### [What you have to do]
Omit images. Retype all entries verbatim.

### [Data provided]

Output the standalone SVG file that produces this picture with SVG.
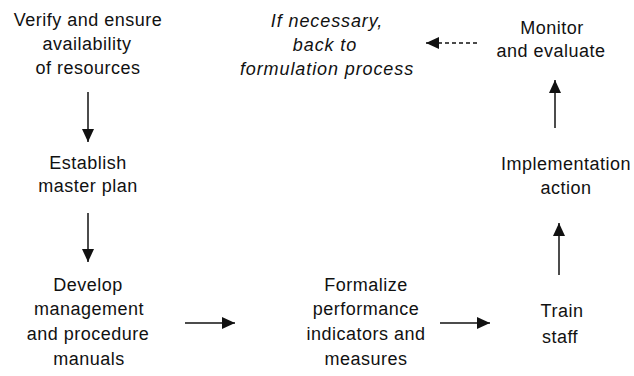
<svg xmlns="http://www.w3.org/2000/svg" width="634" height="376" viewBox="0 0 634 376">
<style>
text{font-family:"Liberation Sans",Arial,sans-serif;font-size:18px;fill:#111;text-anchor:middle;letter-spacing:0.5px}
.it{font-style:italic;letter-spacing:0.9px}
.c{stroke:#111;stroke-width:1.5;fill:none}
.d{stroke-dasharray:4 3}
</style>
<defs>
<marker id="ah" viewBox="0 0 13 12" refX="13" refY="6" markerWidth="13" markerHeight="12" markerUnits="userSpaceOnUse" orient="auto">
<path d="M0,0 L13,6 L0,12 z" fill="#111"/>
</marker>
</defs>
<rect width="634" height="376" fill="#fff"/>
<g id="verify"><text x="88" y="26">Verify and ensure</text><text x="87" y="50">availability</text><text x="88" y="74">of resources</text></g>
<g id="establish"><text x="88" y="169">Establish</text><text x="88" y="192">master plan</text></g>
<g id="develop"><text x="88" y="291">Develop</text><text x="89" y="315">management</text><text x="88" y="340">and procedure</text><text x="89" y="365">manuals</text></g>
<g id="formalize"><text x="366" y="291">Formalize</text><text x="366" y="315">performance</text><text x="366" y="340">indicators and</text><text x="366" y="365">measures</text></g>
<g id="train"><text x="562" y="317">Train</text><text x="560" y="343">staff</text></g>
<g id="implementation"><text x="566" y="170">Implementation</text><text x="566" y="194">action</text></g>
<g id="monitor"><text x="552" y="34">Monitor</text><text x="551" y="57">and evaluate</text></g>
<g id="feedback"><text class="it" x="327" y="27">If necessary,</text><text class="it" x="325" y="51">back to</text><text class="it" x="327" y="75">formulation process</text></g>
<g id="connectors">
<line class="c" x1="88" y1="92" x2="88" y2="142" marker-end="url(#ah)"/>
<line class="c" x1="88" y1="213" x2="88" y2="262" marker-end="url(#ah)"/>
<line class="c" x1="185" y1="323" x2="235" y2="323" marker-end="url(#ah)"/>
<line class="c" x1="440" y1="323" x2="490" y2="323" marker-end="url(#ah)"/>
<line class="c" x1="559" y1="275" x2="559" y2="223" marker-end="url(#ah)"/>
<line class="c" x1="555" y1="128" x2="555" y2="80" marker-end="url(#ah)"/>
<line class="c d" x1="477" y1="43" x2="426" y2="43" marker-end="url(#ah)"/>
</g>
</svg>
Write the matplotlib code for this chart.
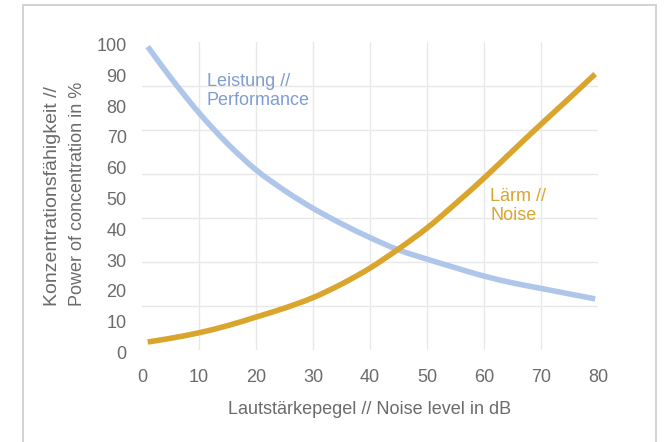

### [Written solution]
Output the standalone SVG file that produces this picture with SVG.
<svg xmlns="http://www.w3.org/2000/svg" width="634" height="376" viewBox="0 0 634 376">
<style>
text{font-family:"Liberation Sans",Arial,sans-serif;font-size:18px;fill:#111;text-anchor:middle;letter-spacing:0.5px}
.it{font-style:italic;letter-spacing:0.9px}
.c{stroke:#111;stroke-width:1.5;fill:none}
.d{stroke-dasharray:4 3}
</style>
<defs>
<marker id="ah" viewBox="0 0 13 12" refX="13" refY="6" markerWidth="13" markerHeight="12" markerUnits="userSpaceOnUse" orient="auto">
<path d="M0,0 L13,6 L0,12 z" fill="#111"/>
</marker>
</defs>
<rect width="634" height="376" fill="#fff"/>
<g id="verify"><text x="88" y="26">Verify and ensure</text><text x="87" y="50">availability</text><text x="88" y="74">of resources</text></g>
<g id="establish"><text x="88" y="169">Establish</text><text x="88" y="192">master plan</text></g>
<g id="develop"><text x="88" y="291">Develop</text><text x="89" y="315">management</text><text x="88" y="340">and procedure</text><text x="89" y="365">manuals</text></g>
<g id="formalize"><text x="366" y="291">Formalize</text><text x="366" y="315">performance</text><text x="366" y="340">indicators and</text><text x="366" y="365">measures</text></g>
<g id="train"><text x="562" y="317">Train</text><text x="560" y="343">staff</text></g>
<g id="implementation"><text x="566" y="170">Implementation</text><text x="566" y="194">action</text></g>
<g id="monitor"><text x="552" y="34">Monitor</text><text x="551" y="57">and evaluate</text></g>
<g id="feedback"><text class="it" x="327" y="27">If necessary,</text><text class="it" x="325" y="51">back to</text><text class="it" x="327" y="75">formulation process</text></g>
<g id="connectors">
<line class="c" x1="88" y1="92" x2="88" y2="142" marker-end="url(#ah)"/>
<line class="c" x1="88" y1="213" x2="88" y2="262" marker-end="url(#ah)"/>
<line class="c" x1="185" y1="323" x2="235" y2="323" marker-end="url(#ah)"/>
<line class="c" x1="440" y1="323" x2="490" y2="323" marker-end="url(#ah)"/>
<line class="c" x1="559" y1="275" x2="559" y2="223" marker-end="url(#ah)"/>
<line class="c" x1="555" y1="128" x2="555" y2="80" marker-end="url(#ah)"/>
<line class="c d" x1="477" y1="43" x2="426" y2="43" marker-end="url(#ah)"/>
</g>
</svg>
Write the matplotlib code for this chart.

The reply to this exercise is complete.